A customs broker knows which PGA requirements apply to your specific commodity before your shipment leaves the foreign port.
They ensure the right documentation is in place, the right prior notices are filed, and the right agency registrations are active — so your cargo moves through CBP without a hold that could have been avoided entirely with the right preparation upfront.
The Bottom Line
Customs clearance doesn't fail loudly. It fails quietly — a missed deadline here, a wrong HTS code there, a bond that stopped being sufficient six months ago. By the time you notice, you're already paying for it.
Every one of these eight situations has a straightforward fix — a licensed customs broker who knows what to look for before CBP does.
Air 7 Seas handles customs brokerage and international freight forwarding under one roof.
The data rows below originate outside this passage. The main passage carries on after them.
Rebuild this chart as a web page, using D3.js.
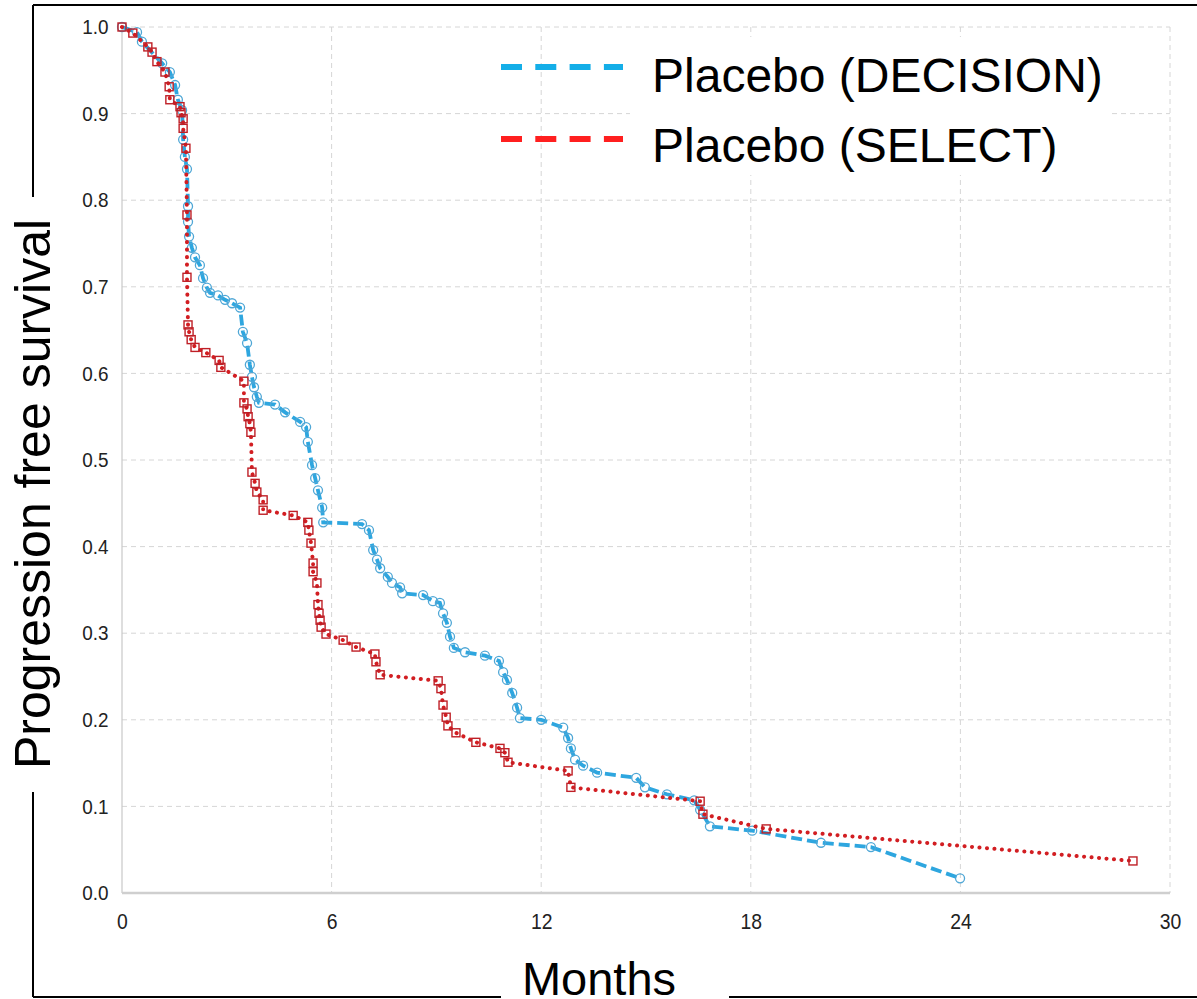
<!DOCTYPE html>
<html>
<head>
<meta charset="utf-8">
<script src="https://cdn.jsdelivr.net/npm/d3@7"></script>
<style>
  body { margin: 0; background: #fff; }
  svg { display: block; font-family: "Liberation Sans", Arial, sans-serif; }
</style>
</head>
<body>
<script>
const w = 1197;
const h = 999;

// Placebo (DECISION): months, progression free survival
const decisionMonths = [0, 0.43, 0.57, 1.15, 1.37, 1.52, 1.6, 1.72, 1.75, 1.8, 1.86, 1.89, 1.89, 1.92, 2.0, 2.09, 2.23, 2.32, 2.43, 2.52, 2.75, 2.95, 3.15, 3.38, 3.46, 3.58, 3.66, 3.72, 3.78, 3.86, 3.92, 4.38, 4.67, 5.1, 5.27, 5.32, 5.44, 5.53, 5.61, 5.73, 5.76, 6.87, 7.07, 7.19, 7.3, 7.39, 7.61, 7.73, 7.96, 8.02, 8.62, 8.9, 9.1, 9.19, 9.3, 9.39, 9.5, 9.82, 10.39, 10.79, 10.91, 11.02, 11.17, 11.31, 11.39, 12.0, 12.63, 12.77, 12.85, 12.97, 13.2, 13.6, 14.72, 14.97, 15.6, 16.38, 16.55, 16.83, 18.04, 20.01, 21.44, 23.99];
const decisionSurv = [1.0, 0.994, 0.983, 0.958, 0.948, 0.933, 0.916, 0.904, 0.87, 0.85, 0.836, 0.793, 0.775, 0.758, 0.745, 0.734, 0.725, 0.71, 0.699, 0.693, 0.69, 0.685, 0.681, 0.676, 0.648, 0.635, 0.61, 0.596, 0.584, 0.573, 0.566, 0.564, 0.555, 0.544, 0.538, 0.521, 0.494, 0.479, 0.465, 0.445, 0.428, 0.426, 0.419, 0.396, 0.385, 0.375, 0.365, 0.358, 0.353, 0.346, 0.344, 0.337, 0.335, 0.323, 0.312, 0.296, 0.283, 0.278, 0.274, 0.268, 0.255, 0.246, 0.231, 0.214, 0.202, 0.2, 0.191, 0.179, 0.167, 0.154, 0.147, 0.139, 0.133, 0.122, 0.114, 0.107, 0.096, 0.077, 0.072, 0.058, 0.053, 0.017];

// Placebo (SELECT)
const selectMonths = [0, 0.31, 0.74, 0.86, 1.0, 1.23, 1.35, 1.37, 1.66, 1.69, 1.75, 1.75, 1.83, 1.86, 1.86, 1.89, 1.92, 1.98, 2.09, 2.4, 2.78, 2.83, 3.49, 3.49, 3.58, 3.61, 3.66, 3.69, 3.72, 3.81, 3.86, 4.04, 4.04, 4.9, 5.32, 5.35, 5.41, 5.47, 5.47, 5.58, 5.61, 5.64, 5.67, 5.7, 5.84, 6.33, 6.7, 7.24, 7.27, 7.39, 9.05, 9.13, 9.19, 9.28, 9.33, 9.56, 10.13, 10.82, 10.96, 11.05, 12.77, 12.85, 16.55, 16.63, 18.44, 28.94];
const selectSurv = [1.0, 0.993, 0.977, 0.971, 0.96, 0.948, 0.931, 0.916, 0.908, 0.901, 0.894, 0.883, 0.86, 0.783, 0.711, 0.656, 0.648, 0.639, 0.63, 0.624, 0.615, 0.607, 0.591, 0.566, 0.559, 0.55, 0.542, 0.532, 0.486, 0.473, 0.463, 0.454, 0.442, 0.436, 0.428, 0.419, 0.404, 0.381, 0.371, 0.358, 0.333, 0.323, 0.315, 0.307, 0.299, 0.292, 0.284, 0.276, 0.267, 0.252, 0.245, 0.236, 0.217, 0.203, 0.193, 0.185, 0.174, 0.167, 0.162, 0.151, 0.141, 0.122, 0.106, 0.091, 0.074, 0.037];

const xTicks = [0, 6, 12, 18, 24, 30];
const yTicks = [0, 0.1, 0.2, 0.3, 0.4, 0.5, 0.6, 0.7, 0.8, 0.9, 1.0];
const seriesNames = ["Placebo (DECISION)", "Placebo (SELECT)"];

const svg = d3.select("body").append("svg").attr("width", w).attr("height", h);

const x = d3.scaleLinear().domain([0, 30]).range([122, 1170]);
const y = d3.scaleLinear().domain([0, 1]).range([893, 27]);

/* grid */
svg.append("g")
  .selectAll("line")
  .data(yTicks.filter((d) => d > 0))
  .join("line")
  .attr("x1", x(0)).attr("x2", x(30))
  .attr("y1", (d) => y(d)).attr("y2", (d) => y(d))
  .attr("stroke", "#d6d6d6")
  .attr("stroke-dasharray", "5,4");

svg.append("g")
  .selectAll("line")
  .data(xTicks.filter((d) => d > 0))
  .join("line")
  .attr("x1", (d) => x(d)).attr("x2", (d) => x(d))
  .attr("y1", y(1)).attr("y2", y(0))
  .attr("stroke", "#d6d6d6")
  .attr("stroke-dasharray", "5,4");

// axis lines
svg.append("line")
  .attr("x1", x(0)).attr("x2", x(0)).attr("y1", y(1)).attr("y2", y(0))
  .attr("stroke", "#c8c8c8").attr("stroke-width", 1.2);
svg.append("line")
  .attr("x1", x(0)).attr("x2", x(30)).attr("y1", y(0)).attr("y2", y(0))
  .attr("stroke", "#cfcfcf").attr("stroke-width", 2.5);

/* tick labels */
const yAxis = d3.axisLeft(y).tickValues(yTicks).tickFormat(d3.format(".1f")).tickSize(0).tickPadding(15);
const gy = svg.append("g").attr("transform", `translate(${x(0)},0)`).call(yAxis);
gy.select(".domain").remove();
gy.selectAll("text")
  .attr("font-size", 21)
  .attr("font-family", "Liberation Sans, Arial, sans-serif")
  .attr("fill", "#222")
  .attr("transform", "scale(0.9,1)");

const xAxis = d3.axisBottom(x).tickValues(xTicks).tickFormat(d3.format("d")).tickSize(0).tickPadding(20);
const gx = svg.append("g").attr("transform", `translate(0,${y(0)})`).call(xAxis);
gx.select(".domain").remove();
gx.selectAll("text")
  .attr("font-size", 22)
  .attr("font-family", "Liberation Sans, Arial, sans-serif")
  .attr("fill", "#222")
  .attr("transform", "scale(0.88,1)");

/* legend background hides part of the grid */
svg.append("rect")
  .attr("x", 630).attr("y", 37).attr("width", 480).attr("height", 138)
  .attr("fill", "#fff");

/* curves */
const decision = decisionMonths.map((m, i) => ({ m: m, s: decisionSurv[i] }));
const select = selectMonths.map((m, i) => ({ m: m, s: selectSurv[i] }));

const line = d3.line().x((d) => x(d.m)).y((d) => y(d.s));

svg.append("path")
  .datum(decision)
  .attr("d", line)
  .attr("fill", "none")
  .attr("stroke", "#2ea6df")
  .attr("stroke-width", 3.8)
  .attr("stroke-dasharray", "11,5");

svg.append("g")
  .selectAll("circle")
  .data(decision)
  .join("circle")
  .attr("cx", (d) => x(d.m))
  .attr("cy", (d) => y(d.s))
  .attr("r", 4.5)
  .attr("fill", "none")
  .attr("stroke", "#4fa7d6")
  .attr("stroke-width", 1.3);

svg.append("path")
  .datum(select)
  .attr("d", line)
  .attr("fill", "none")
  .attr("stroke", "#d21e22")
  .attr("stroke-width", 4)
  .attr("stroke-linecap", "round")
  .attr("stroke-dasharray", "0.1,7.4");

const sq = 8;
svg.append("g")
  .selectAll("rect")
  .data(select)
  .join("rect")
  .attr("x", (d) => x(d.m) - sq / 2)
  .attr("y", (d) => y(d.s) - sq / 2)
  .attr("width", sq)
  .attr("height", sq)
  .attr("fill", "none")
  .attr("stroke", "#bf1f26")
  .attr("stroke-width", 1.4);

/* legend */
const legendColors = ["#14aee8", "#ff1f1f"];
const legend = svg.append("g");
legend.selectAll("line")
  .data(seriesNames)
  .join("line")
  .attr("x1", 501).attr("x2", 623)
  .attr("y1", (d, i) => 67 + i * 72).attr("y2", (d, i) => 67 + i * 72)
  .attr("stroke", (d, i) => legendColors[i])
  .attr("stroke-width", 6)
  .attr("stroke-dasharray", "21,13.3");
legend.selectAll("text")
  .data(seriesNames)
  .join("text")
  .attr("x", 652)
  .attr("y", (d, i) => 92 + i * 70)
  .attr("font-size", 48)
  .attr("fill", "#000")
  .text((d) => d);

/* outer frame, broken for the axis titles */
const frame = [
  [33, 5, 1197, 5],
  [33, 5, 33, 197],
  [33, 792, 33, 997],
  [33, 997, 501, 997],
  [729, 997, 1197, 997],
];
svg.append("g")
  .selectAll("line")
  .data(frame)
  .join("line")
  .attr("x1", (d) => d[0]).attr("y1", (d) => d[1])
  .attr("x2", (d) => d[2]).attr("y2", (d) => d[3])
  .attr("stroke", "#000")
  .attr("stroke-width", 2);

svg.append("text")
  .attr("transform", "translate(50,494) rotate(-90)")
  .attr("text-anchor", "middle")
  .attr("font-size", 50)
  .attr("fill", "#000")
  .text("Progression free survival");

svg.append("text")
  .attr("x", 599)
  .attr("y", 995)
  .attr("text-anchor", "middle")
  .attr("font-size", 47)
  .attr("fill", "#000")
  .text("Months");
</script>
</body>
</html>
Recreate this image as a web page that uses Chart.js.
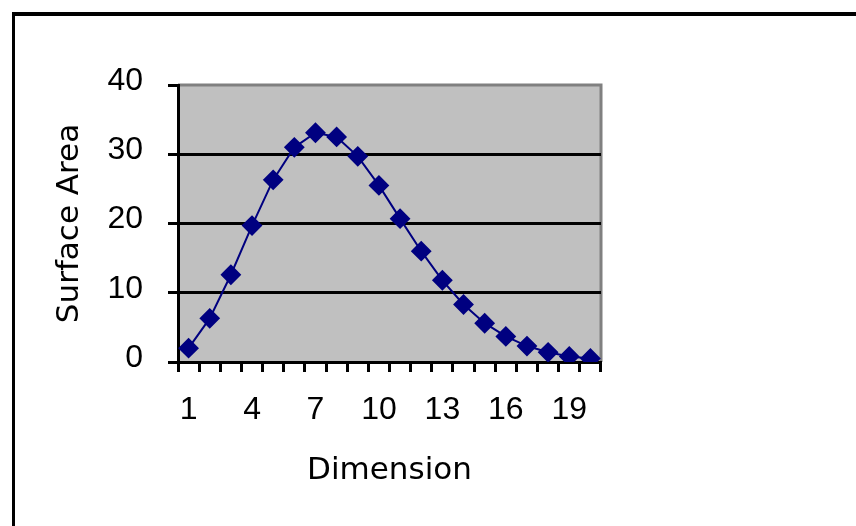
<!DOCTYPE html>
<html>
<head>
<meta charset="utf-8">
<script src="https://cdn.jsdelivr.net/npm/chart.js@4"></script>
<style>
  html, body { margin: 0; padding: 0; background: #fff; }
  canvas { display: block; }
</style>
</head>
<body>
<canvas id="areaChart" width="856" height="526"></canvas>
<script>
// dimensions 1..20 and surface area
const dimensions = ['1','2','3','4','5','6','7','8','9','10','11','12','13','14','15','16','17','18','19','20'];
const surfaceArea = [2.0, 6.3, 12.6, 19.7, 26.3, 31.0, 33.1, 32.5, 29.7, 25.5, 20.7, 16.0, 11.8, 8.3, 5.6, 3.7, 2.3, 1.4, 0.8, 0.5];
const yTicks = [0, 10, 20, 30, 40];

const tickFont = { family: "'Liberation Sans', Arial, sans-serif", size: 32 };
const titleFont = { family: "'DejaVu Sans', sans-serif", size: 31 };

// grey plot background, grey top/right edges and the black frame of the picture
const framePlugin = {
    id: 'frame',
    beforeDraw(chart) {
        const { ctx, chartArea: a } = chart;
        ctx.save();
        ctx.fillStyle = '#c0c0c0';
        ctx.fillRect(a.left, a.top, a.right - a.left, a.bottom - a.top);
        ctx.strokeStyle = '#808080';
        ctx.lineWidth = 3;
        ctx.beginPath();
        ctx.moveTo(a.left, a.top);
        ctx.lineTo(a.right, a.top);
        ctx.lineTo(a.right, a.bottom);
        ctx.stroke();
        ctx.fillStyle = '#000';
        ctx.fillRect(12, 12, chart.width, 4);
        ctx.fillRect(12, 12, 3, chart.height);
        ctx.restore();
    }
};

const ctx = document.getElementById('areaChart').getContext('2d');
const areaChart = new Chart(ctx, {
    type: 'line',
    data: {
        labels: dimensions,
        datasets: [{
            label: 'Surface Area',
            data: surfaceArea,
            borderColor: '#000080',
            backgroundColor: '#000080',
            borderWidth: 2,
            tension: 0,
            pointStyle: 'rectRot',
            pointRadius: 9,
            pointBackgroundColor: '#000080',
            pointBorderColor: '#000080',
            pointBorderWidth: 2
        }]
    },
    options: {
        responsive: false,
        animation: false,
        layout: { padding: { left: 0, top: 85, right: 255, bottom: 0 } },
        plugins: {
            legend: { display: false },
            tooltip: { enabled: false }
        },
        scales: {
            x: {
                offset: true,
                afterFit: (scale) => { scale.height = 164; },
                grid: {
                    offset: true,
                    drawOnChartArea: false,
                    tickLength: 10,
                    tickColor: '#000',
                    tickWidth: 3
                },
                border: { color: '#000', width: 3 },
                ticks: {
                    autoSkip: false,
                    maxRotation: 0,
                    color: '#000',
                    font: tickFont,
                    padding: 19,
                    callback: (value, index) => index % 3 === 0 ? dimensions[index] : ''
                },
                title: {
                    display: true,
                    text: 'Dimension',
                    color: '#000',
                    font: titleFont,
                    padding: { top: 0, bottom: 36 }
                }
            },
            y: {
                min: yTicks[0],
                max: yTicks[yTicks.length - 1],
                afterFit: (scale) => { scale.width = 178; },
                afterBuildTicks: (scale) => { scale.ticks = yTicks.map(v => ({ value: v })); },
                grid: {
                    color: (c) => (c.tick && c.tick.value > 0 && c.tick.value < 40) ? '#000' : 'rgba(0,0,0,0)',
                    lineWidth: 3,
                    tickLength: 10,
                    tickColor: '#000',
                    tickWidth: 3
                },
                border: { color: '#000', width: 3 },
                ticks: {
                    color: '#000',
                    font: tickFont,
                    padding: 25,
                    labelOffset: -4
                },
                title: {
                    display: true,
                    text: 'Surface Area',
                    color: '#000',
                    font: titleFont,
                    padding: { top: 51, bottom: 0 }
                }
            }
        }
    },
    plugins: [framePlugin]
});
</script>
</body>
</html>
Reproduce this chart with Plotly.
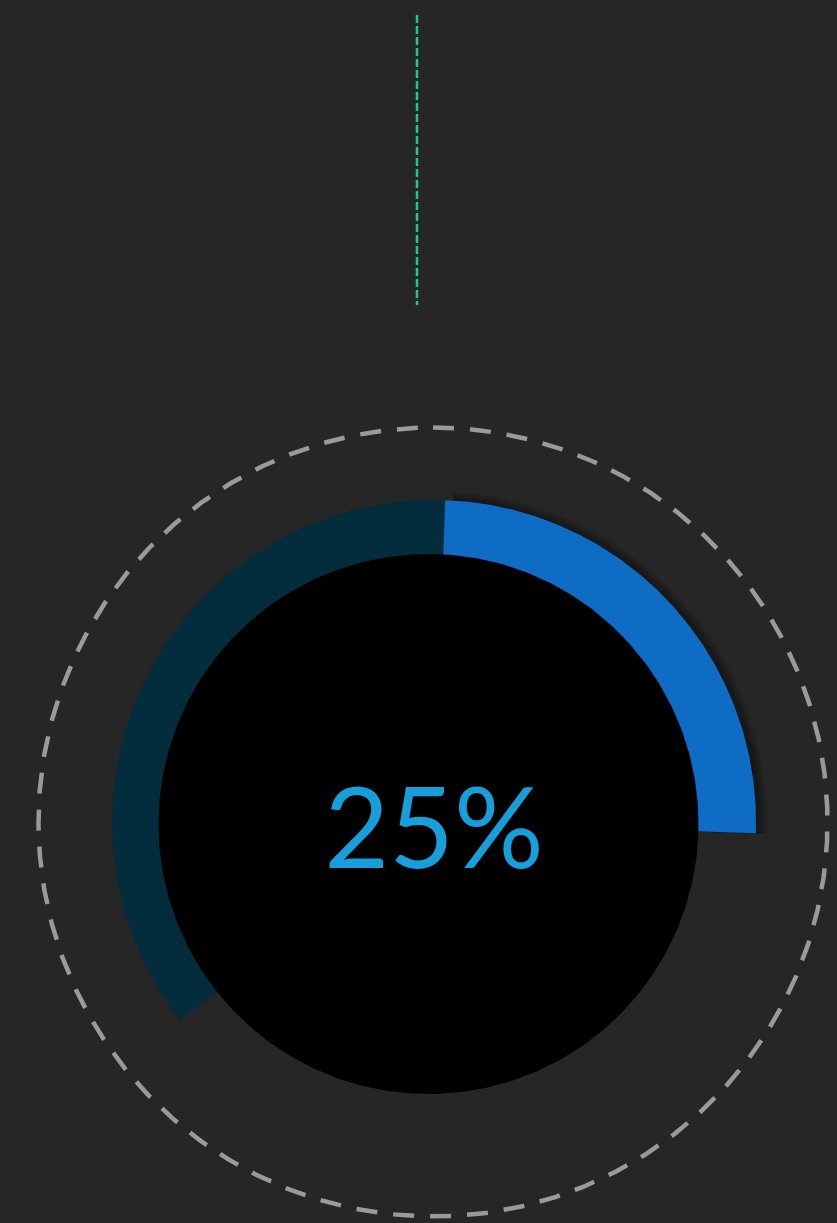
import numpy as np
import plotly.graph_objects as go

# ---- data ----
value_pct = [25]
value_label = ["25%"]
gauge_start_deg = [2]          # compass degrees (clockwise from top) where value arc starts
track_start_deg = [-128]       # compass degrees where the background track starts

# ---- geometry / style ----
W, H = 837, 1223
BG = "#262626"
ring_cx, ring_cy = 434, 822
r_out, r_in = 322, 255
disc_cx, disc_cy, disc_r = 428.5, 824, 270
dash_cx, dash_cy, dash_r = 433, 822, 394.5


def arc_poly(cx, cy, r0, r1, a0, a1, n=200):
    a = np.radians(np.linspace(a0, a1, n))
    xo = cx + r1 * np.sin(a)
    yo = cy - r1 * np.cos(a)
    xi = cx + r0 * np.sin(a[::-1])
    yi = cy - r0 * np.cos(a[::-1])
    return np.concatenate([xo, xi, xo[:1]]), np.concatenate([yo, yi, yo[:1]])


def circle_pts(cx, cy, r, n=400, start=0):
    a = np.radians(np.linspace(start, start + 360, n))
    return cx + r * np.sin(a), cy - r * np.cos(a)


fig = go.Figure()

# dashed outer circle
x, y = circle_pts(dash_cx, dash_cy, dash_r, 720)
fig.add_trace(go.Scatter(x=x, y=y, mode="lines", hoverinfo="skip",
                         line=dict(color="#9a9a9a", width=4.5, dash="21px,16px")))

# green dashed vertical line
fig.add_trace(go.Scatter(x=[417, 417], y=[15, 305], mode="lines", hoverinfo="skip",
                         line=dict(color="#19c99b", width=2.5, dash="8px,3px")))

v_end = gauge_start_deg[0] + value_pct[0] / 100 * 360

# track
x, y = arc_poly(ring_cx, ring_cy, r_in, r_out, track_start_deg[0], v_end)
fig.add_trace(go.Scatter(x=x, y=y, mode="lines", fill="toself", fillcolor="#032d3c",
                         line=dict(width=0), hoverinfo="skip"))

# shadow of value arc
for k in range(1, 9):
    x, y = arc_poly(ring_cx + 2, ring_cy + 0.5, r_in, r_out + k * 1.2,
                    gauge_start_deg[0] + 1, v_end)
    fig.add_trace(go.Scatter(x=x, y=y, mode="lines", fill="toself",
                             fillcolor="rgba(0,0,0,0.04)",
                             line=dict(width=0), hoverinfo="skip"))

# value arc
x, y = arc_poly(ring_cx, ring_cy, r_in, r_out, gauge_start_deg[0], v_end)
fig.add_trace(go.Scatter(x=x, y=y, mode="lines", fill="toself", fillcolor="#0f6cc4",
                         line=dict(width=0), hoverinfo="skip"))

# black inner disc
x, y = circle_pts(disc_cx, disc_cy, disc_r, 400)
fig.add_trace(go.Scatter(x=x, y=y, mode="lines", fill="toself", fillcolor="#000000",
                         line=dict(width=0), hoverinfo="skip"))

# center label
fig.add_trace(go.Scatter(x=[434], y=[840], mode="text", text=value_label,
                         textposition="middle center", hoverinfo="skip",
                         textfont=dict(family="Lato", size=112, color="#169fdb", weight=400)))

fig.update_layout(
    width=W, height=H, margin=dict(l=0, r=0, t=0, b=0),
    paper_bgcolor=BG, plot_bgcolor=BG, showlegend=False,
    xaxis=dict(range=[0, W], visible=False, fixedrange=True),
    yaxis=dict(range=[H, 0], visible=False, fixedrange=True),
)

fig.write_html("out.html", config={"displayModeBar": False})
If your shipments are moving without a licensed broker managing them, that's the first thing worth changing.
Frequently Asked Questions
1. Do I legally need a customs broker to import into the US? No — US law allows importers to clear their own goods through CBP. But self-filing means you're personally responsible for every classification decision, every valuation declaration, and every compliance requirement. For most businesses importing regularly, the financial risk of getting it wrong far outweighs the cost of a licensed broker handling it correctly.
2. What is the difference between a freight forwarder and a customs broker? A freight forwarder moves your cargo — booking the shipment, managing the carrier, and handling logistics documentation. A customs broker handles the legal clearance of your goods through CBP — filing the entry, paying duties, and managing compliance. Some companies, like Air 7 Seas, do both under one roof. Most don't.
3. How much does a customs broker charge? Brokerage fees vary depending on the complexity of your shipment, the number of entries, and the services required. Most brokers charge a base entry fee plus additional fees for specific services — ISF filing, examination handling, ADD/CVD screening. The cost of a broker on every shipment is almost always less than the cost of a single CBP penalty or duty overpayment.
4. What is a CBP examination and how does a customs broker help? A CBP examination means your physical cargo is being inspected — either a document review, an X-ray, or a full physical exam of the container. Examinations add days to your clearance timeline and come with port handling fees. A customs broker manages the examination process on your behalf, responds to CBP requests quickly, and works to get your cargo released as fast as possible.
5. What is a Post Summary Correction and when should I file one? A Post Summary Correction is an amendment to an already-filed entry summary. If you discover an error in your HTS classification, declared value, or duty payment after the entry has been filed — but before it liquidates — a PSC allows you to correct it and either recover an overpayment or avoid a penalty for underpayment. Your customs broker should be reviewing your entries proactively for PSC opportunities.
6. How do I know if my goods are subject to antidumping or countervailing duties? You need to cross-reference your HTS code and country of origin against the active ADD and CVD order list maintained by the International Trade Commission. It's not a simple lookup — orders are product-specific, country-specific, and regularly updated. A customs broker screens every shipment against active orders as part of their standard entry process.
7. What happens if my ISF is filed late? CBP can issue a penalty of up to $5,000 per late or inaccurate ISF filing. In addition, a late ISF can trigger a CBP hold on your cargo, meaning it cannot be released until the filing is resolved — adding days to your clearance timeline and accumulating demurrage charges at the port.